Lo sfondo resta la strada dove ha vissuto da homeless in un periodo della vita e lo ha visto cambiare un lavoro dopo l’altro, viaggiare in lungo e in largo per gli States, due le carreggiate da percorrere, promesse di tempi migliori e dove il verde si mischia ad una vita artificiale. Last Day on Earth è come un lungo bagno di colore (rosso morboso, bianco intellettuale, verde illusione...) in cui si naufraga volentieri, Tom Ovans non può che iniziare a macinare chilometri con Roll On, scavare l’Highway con le luci taglienti di A Good Kid e la fedele armonica di King James Highway, tappeti sonori distorti e musiche che sono la quintessenza di Tom Ovans.
Una collezione di osservazioni su una miriade di esperienze di vita, a voi scegliere il percorso, si passa dal buio che sta dietro l’immagine di Where the Streetlights Glow e Except Me, della scintilla che brilla in Last Day on Earth e del vuoto che rende possibile tutto il pieno di War e Caroline. La storia del Blues viene come asciugata nell’avvio del secondo disco, depotenziata sulle sponde del Mississippi in Ramblin' Jack, Oh Mama (Gonna Get Around) e A Drink and a Car, accolgono il movimento dell’armonica invece di seguirlo o anticiparlo in un'altra gemma acustica, Going Down This Road.

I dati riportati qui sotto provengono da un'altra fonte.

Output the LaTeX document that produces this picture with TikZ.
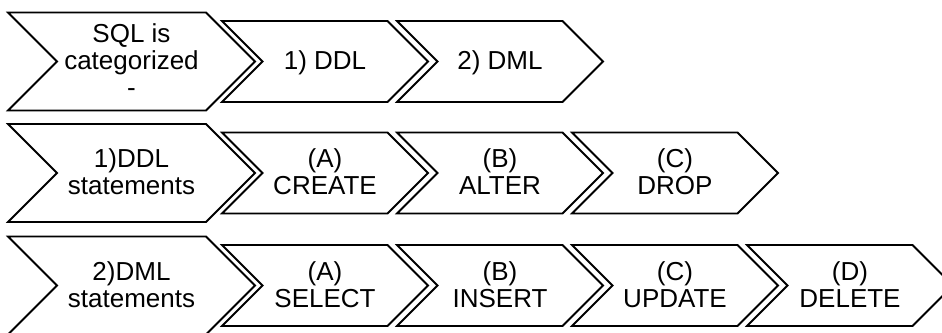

La scansione timbrica alla lap steel resta dolorosa e tormentata, il racconto rarefatto al mandolino in If I Told You, Tom Ovans lascia che la sua personalità esploda silente ed inesorabile nei piccoli dettagli elettrici di On the Gold Coast, nelle rifiniture di viaggi, Unbound e Streets Of Rome, nella perfezione dell’amore quasi invisibile nella chiusura di Darlin'. Sotto le meravigliose e compunte ceneri di una forma acustica solo apparentemente incolore –desaturata, che lascia risaltare pochi e studiati elementi vibranti– bruciano in Last Day on Earth le braci roventi di un’energia emotiva e sentimentale trasmessa con rigore e passione.